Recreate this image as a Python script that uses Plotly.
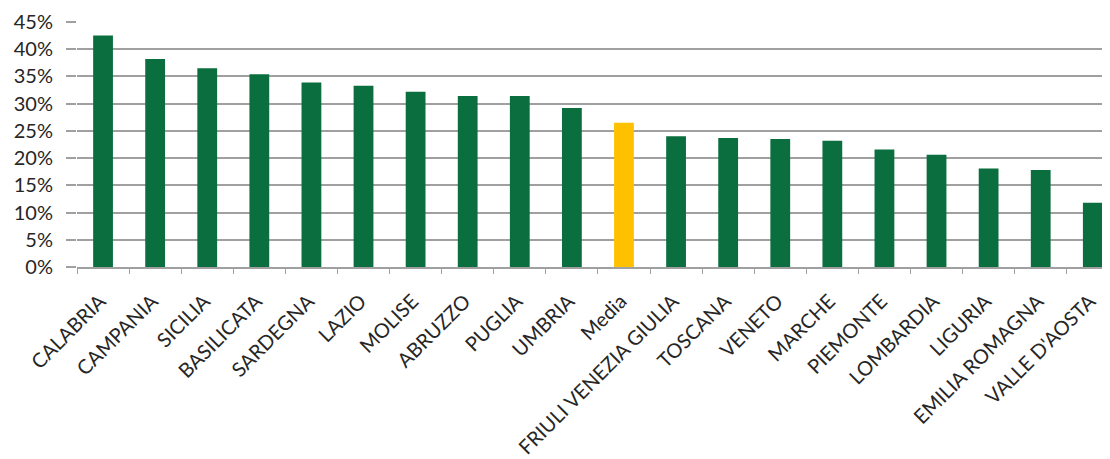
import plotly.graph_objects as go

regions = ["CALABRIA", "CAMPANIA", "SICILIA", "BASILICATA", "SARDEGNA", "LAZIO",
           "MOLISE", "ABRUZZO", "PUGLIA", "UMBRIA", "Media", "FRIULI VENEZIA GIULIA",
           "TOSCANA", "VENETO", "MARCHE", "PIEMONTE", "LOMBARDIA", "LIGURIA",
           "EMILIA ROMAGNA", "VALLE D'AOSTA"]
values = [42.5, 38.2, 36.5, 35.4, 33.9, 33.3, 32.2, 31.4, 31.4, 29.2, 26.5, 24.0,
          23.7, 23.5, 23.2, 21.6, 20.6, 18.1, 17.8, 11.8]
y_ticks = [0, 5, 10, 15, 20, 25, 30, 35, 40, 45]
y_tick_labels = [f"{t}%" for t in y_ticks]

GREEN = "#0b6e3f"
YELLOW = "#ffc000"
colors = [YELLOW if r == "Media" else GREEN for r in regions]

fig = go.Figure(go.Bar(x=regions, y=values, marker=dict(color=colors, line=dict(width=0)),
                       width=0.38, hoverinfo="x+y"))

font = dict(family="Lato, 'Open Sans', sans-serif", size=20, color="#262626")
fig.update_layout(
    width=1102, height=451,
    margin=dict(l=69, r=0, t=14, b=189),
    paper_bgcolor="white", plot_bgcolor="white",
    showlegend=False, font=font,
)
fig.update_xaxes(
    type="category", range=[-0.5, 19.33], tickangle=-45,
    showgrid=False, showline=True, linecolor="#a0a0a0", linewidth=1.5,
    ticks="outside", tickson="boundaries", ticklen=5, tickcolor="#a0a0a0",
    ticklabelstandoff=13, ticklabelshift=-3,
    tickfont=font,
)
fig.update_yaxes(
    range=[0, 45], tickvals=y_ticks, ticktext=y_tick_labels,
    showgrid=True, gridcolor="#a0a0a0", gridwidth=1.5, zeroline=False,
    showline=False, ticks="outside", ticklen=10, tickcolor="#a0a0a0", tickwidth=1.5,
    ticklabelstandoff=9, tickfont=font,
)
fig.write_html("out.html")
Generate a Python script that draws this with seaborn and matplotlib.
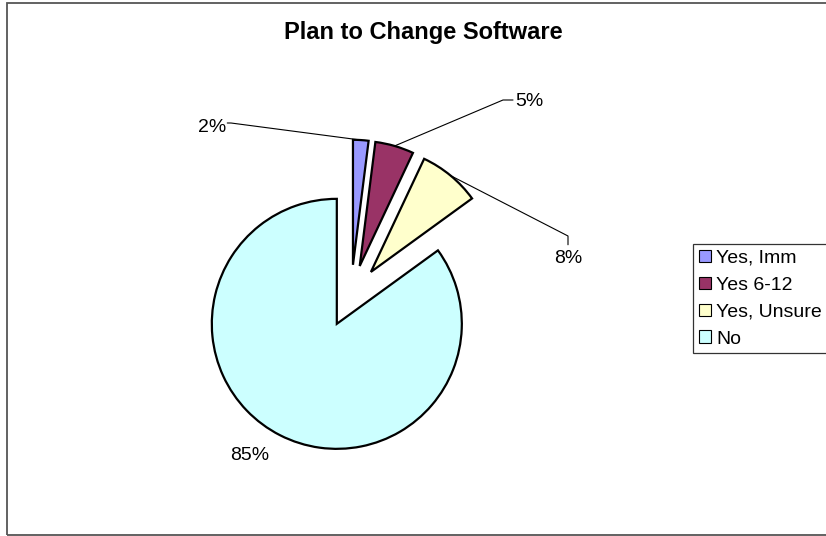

_____

Take the lines from the first line of the entries through the line with "import plotly.graph_objects as go", inclusive, and give them again exactly, minus any pictures.

Recreate this image as a Python script that uses Plotly.
import plotly.graph_objects as go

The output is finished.